= WHAT IS EXPECTED =
Return only the lines from the top of the material through the line marked by "var rightYRange = [-0.015, 0.015];", unaltered.

── DATA PROVIDED ──

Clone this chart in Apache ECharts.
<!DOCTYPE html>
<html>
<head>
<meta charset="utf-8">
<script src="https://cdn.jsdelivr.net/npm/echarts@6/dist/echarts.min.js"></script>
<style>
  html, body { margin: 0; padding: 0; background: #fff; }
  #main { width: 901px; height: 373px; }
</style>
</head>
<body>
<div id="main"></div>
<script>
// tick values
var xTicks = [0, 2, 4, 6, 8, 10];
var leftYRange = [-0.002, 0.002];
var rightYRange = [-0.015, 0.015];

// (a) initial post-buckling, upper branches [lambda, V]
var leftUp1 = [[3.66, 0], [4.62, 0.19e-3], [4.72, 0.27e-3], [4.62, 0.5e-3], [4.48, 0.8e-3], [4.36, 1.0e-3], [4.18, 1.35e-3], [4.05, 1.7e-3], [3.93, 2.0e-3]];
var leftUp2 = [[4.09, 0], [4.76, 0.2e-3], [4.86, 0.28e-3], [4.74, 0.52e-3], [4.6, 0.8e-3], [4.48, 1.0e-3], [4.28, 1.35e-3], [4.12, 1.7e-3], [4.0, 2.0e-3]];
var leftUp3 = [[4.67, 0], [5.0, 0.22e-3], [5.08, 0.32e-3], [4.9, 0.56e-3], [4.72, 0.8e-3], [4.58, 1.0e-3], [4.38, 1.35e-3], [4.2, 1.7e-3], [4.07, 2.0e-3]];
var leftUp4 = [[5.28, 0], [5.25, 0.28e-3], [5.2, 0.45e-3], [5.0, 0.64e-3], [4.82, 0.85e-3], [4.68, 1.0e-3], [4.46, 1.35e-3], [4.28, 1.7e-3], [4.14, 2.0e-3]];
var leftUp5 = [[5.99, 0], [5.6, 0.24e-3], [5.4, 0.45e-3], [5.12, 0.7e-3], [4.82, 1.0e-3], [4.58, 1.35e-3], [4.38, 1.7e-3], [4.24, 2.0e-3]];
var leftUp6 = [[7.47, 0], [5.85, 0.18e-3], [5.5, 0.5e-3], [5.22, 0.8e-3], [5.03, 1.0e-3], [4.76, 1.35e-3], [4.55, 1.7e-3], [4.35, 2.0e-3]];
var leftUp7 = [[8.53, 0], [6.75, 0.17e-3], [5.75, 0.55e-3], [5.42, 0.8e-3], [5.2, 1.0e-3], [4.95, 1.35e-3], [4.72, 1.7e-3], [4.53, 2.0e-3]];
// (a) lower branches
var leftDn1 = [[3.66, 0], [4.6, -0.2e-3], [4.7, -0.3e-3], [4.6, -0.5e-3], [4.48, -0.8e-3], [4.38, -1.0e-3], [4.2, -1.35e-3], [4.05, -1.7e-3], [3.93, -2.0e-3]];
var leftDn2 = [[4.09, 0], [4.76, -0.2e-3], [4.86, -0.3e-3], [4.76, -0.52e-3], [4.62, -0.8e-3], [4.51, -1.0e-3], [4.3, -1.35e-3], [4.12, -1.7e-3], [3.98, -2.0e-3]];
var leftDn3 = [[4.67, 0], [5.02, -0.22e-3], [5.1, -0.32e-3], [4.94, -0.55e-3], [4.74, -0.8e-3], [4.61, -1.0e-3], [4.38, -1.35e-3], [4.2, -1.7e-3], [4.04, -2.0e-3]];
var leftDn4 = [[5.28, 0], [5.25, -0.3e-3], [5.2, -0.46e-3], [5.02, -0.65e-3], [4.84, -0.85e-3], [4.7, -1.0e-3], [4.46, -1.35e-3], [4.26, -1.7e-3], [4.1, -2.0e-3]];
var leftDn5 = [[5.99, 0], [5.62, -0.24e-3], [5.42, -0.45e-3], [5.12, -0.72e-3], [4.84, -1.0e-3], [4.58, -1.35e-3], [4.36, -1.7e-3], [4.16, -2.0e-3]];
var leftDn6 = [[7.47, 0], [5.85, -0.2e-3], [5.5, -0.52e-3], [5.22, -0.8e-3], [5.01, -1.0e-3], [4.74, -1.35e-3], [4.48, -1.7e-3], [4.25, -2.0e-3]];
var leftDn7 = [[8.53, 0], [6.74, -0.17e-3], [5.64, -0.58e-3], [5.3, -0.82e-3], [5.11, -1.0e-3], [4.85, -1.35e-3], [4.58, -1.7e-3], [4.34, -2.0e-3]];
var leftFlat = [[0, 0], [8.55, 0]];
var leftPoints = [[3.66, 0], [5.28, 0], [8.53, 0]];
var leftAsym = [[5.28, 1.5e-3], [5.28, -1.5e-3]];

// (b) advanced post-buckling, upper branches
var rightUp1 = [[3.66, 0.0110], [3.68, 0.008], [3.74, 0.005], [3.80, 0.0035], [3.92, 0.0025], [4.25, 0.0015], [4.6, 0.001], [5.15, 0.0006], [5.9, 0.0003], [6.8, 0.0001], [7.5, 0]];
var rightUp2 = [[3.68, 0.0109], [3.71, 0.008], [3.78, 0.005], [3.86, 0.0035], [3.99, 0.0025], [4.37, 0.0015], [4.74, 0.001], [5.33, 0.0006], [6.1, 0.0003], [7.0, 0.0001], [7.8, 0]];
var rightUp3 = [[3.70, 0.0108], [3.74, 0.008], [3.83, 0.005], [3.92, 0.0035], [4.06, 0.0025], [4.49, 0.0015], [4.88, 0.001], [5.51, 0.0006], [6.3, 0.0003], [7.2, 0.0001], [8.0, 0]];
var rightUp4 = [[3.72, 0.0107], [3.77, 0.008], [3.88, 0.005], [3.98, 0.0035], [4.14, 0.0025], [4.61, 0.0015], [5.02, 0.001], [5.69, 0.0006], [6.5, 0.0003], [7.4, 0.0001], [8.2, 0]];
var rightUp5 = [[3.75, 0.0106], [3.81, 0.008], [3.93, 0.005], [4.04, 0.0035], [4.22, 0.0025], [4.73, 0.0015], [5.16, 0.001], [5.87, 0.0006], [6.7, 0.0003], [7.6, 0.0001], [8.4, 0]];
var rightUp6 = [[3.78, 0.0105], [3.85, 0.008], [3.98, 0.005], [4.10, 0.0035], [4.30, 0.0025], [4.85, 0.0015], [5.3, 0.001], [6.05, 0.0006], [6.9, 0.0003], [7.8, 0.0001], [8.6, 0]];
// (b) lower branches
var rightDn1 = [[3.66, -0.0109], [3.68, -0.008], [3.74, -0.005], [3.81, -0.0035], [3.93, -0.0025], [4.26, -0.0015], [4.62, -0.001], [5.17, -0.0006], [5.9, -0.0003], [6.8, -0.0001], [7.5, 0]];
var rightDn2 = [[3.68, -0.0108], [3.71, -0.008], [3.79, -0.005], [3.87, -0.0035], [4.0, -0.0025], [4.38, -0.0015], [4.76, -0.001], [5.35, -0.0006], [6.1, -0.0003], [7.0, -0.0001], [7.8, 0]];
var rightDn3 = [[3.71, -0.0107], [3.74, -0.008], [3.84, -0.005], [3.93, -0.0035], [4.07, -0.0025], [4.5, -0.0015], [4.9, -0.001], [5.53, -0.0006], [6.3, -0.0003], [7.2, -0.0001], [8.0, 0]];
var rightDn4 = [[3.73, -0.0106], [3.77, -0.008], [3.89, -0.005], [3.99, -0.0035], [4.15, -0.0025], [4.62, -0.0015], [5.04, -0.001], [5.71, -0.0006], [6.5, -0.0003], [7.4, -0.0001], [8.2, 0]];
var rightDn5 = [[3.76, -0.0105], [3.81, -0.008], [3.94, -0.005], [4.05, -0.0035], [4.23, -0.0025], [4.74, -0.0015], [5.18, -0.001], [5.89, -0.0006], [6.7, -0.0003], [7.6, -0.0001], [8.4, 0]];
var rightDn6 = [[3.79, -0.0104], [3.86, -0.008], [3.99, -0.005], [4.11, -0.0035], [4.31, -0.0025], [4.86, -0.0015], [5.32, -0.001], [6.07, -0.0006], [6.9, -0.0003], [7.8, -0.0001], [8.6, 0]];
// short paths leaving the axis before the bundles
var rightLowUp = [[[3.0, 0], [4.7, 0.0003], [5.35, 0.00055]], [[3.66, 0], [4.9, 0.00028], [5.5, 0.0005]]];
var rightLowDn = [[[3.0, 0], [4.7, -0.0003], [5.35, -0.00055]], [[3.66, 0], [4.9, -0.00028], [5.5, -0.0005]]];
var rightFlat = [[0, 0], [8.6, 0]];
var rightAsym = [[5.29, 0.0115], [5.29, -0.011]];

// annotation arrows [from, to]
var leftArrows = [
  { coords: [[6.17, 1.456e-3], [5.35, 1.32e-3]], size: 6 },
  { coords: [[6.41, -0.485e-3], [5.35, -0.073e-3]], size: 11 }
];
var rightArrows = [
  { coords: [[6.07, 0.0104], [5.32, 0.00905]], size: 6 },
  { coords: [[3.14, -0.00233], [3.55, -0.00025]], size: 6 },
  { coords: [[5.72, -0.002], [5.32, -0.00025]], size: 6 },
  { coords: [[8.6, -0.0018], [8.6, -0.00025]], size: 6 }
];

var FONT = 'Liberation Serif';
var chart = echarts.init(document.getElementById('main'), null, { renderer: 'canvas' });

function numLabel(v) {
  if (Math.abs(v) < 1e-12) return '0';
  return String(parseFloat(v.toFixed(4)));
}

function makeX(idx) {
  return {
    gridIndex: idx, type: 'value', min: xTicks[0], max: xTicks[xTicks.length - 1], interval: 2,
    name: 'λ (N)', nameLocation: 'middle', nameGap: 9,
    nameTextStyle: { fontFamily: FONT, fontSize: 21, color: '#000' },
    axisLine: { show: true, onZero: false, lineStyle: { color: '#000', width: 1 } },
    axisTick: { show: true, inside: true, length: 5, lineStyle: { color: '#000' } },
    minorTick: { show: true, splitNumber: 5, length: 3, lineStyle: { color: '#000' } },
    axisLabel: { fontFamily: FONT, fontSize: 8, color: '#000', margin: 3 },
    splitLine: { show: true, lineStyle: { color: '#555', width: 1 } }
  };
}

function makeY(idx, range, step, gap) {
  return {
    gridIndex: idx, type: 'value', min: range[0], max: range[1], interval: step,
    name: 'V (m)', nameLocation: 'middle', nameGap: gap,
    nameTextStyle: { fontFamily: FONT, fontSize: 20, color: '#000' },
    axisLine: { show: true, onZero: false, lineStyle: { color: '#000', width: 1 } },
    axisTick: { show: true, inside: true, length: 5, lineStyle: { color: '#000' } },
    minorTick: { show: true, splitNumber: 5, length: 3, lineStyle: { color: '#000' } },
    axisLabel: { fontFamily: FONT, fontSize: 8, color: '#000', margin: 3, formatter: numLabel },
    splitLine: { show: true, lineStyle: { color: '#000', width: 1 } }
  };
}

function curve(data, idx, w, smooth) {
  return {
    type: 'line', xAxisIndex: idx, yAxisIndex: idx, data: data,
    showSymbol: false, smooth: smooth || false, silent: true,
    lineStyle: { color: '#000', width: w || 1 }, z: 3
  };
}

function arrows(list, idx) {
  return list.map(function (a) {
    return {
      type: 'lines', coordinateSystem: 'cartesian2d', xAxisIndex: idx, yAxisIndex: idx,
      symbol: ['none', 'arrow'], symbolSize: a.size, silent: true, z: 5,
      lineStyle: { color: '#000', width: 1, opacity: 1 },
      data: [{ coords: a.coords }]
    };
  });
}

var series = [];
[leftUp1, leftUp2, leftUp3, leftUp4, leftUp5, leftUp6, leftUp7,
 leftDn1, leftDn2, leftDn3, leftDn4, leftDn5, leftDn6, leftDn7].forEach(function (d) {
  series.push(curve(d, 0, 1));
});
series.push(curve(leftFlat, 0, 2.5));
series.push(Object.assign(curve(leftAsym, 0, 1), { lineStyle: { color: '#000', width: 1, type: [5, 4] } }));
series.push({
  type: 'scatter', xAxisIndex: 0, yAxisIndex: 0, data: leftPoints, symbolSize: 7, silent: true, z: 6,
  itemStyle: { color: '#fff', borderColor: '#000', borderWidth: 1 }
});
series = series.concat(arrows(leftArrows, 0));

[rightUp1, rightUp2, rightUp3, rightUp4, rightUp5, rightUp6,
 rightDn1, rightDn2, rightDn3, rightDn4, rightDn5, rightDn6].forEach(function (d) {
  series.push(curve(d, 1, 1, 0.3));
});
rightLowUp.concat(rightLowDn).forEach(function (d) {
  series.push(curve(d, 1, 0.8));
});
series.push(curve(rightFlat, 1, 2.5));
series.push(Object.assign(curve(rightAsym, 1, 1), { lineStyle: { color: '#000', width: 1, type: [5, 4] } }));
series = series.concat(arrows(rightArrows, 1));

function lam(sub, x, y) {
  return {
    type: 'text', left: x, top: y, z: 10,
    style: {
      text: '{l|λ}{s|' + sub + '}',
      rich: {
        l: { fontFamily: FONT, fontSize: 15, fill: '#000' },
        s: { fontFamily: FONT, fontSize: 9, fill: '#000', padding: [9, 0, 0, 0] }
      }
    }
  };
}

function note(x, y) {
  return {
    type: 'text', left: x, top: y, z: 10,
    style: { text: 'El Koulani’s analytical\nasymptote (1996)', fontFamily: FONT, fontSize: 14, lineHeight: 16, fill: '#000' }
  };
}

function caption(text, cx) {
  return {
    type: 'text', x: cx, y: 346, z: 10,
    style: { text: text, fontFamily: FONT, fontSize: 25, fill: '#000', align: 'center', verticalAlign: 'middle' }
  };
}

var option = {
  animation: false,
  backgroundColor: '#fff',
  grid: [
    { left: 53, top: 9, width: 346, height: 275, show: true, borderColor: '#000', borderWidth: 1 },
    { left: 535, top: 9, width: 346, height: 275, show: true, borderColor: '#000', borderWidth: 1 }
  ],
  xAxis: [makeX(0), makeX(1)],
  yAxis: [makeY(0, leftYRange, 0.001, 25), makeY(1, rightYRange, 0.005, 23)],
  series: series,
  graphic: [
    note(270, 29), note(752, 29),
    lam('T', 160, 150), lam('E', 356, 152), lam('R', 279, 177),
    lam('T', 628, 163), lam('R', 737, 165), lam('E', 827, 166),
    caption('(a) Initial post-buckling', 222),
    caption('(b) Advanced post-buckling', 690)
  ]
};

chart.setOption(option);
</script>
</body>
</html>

───

= FULL ANSWER =
Clone this chart in Apache ECharts.
<!DOCTYPE html>
<html>
<head>
<meta charset="utf-8">
<script src="https://cdn.jsdelivr.net/npm/echarts@6/dist/echarts.min.js"></script>
<style>
  html, body { margin: 0; padding: 0; background: #fff; }
  #main { width: 901px; height: 373px; }
</style>
</head>
<body>
<div id="main"></div>
<script>
// tick values
var xTicks = [0, 2, 4, 6, 8, 10];
var leftYRange = [-0.002, 0.002];
var rightYRange = [-0.015, 0.015];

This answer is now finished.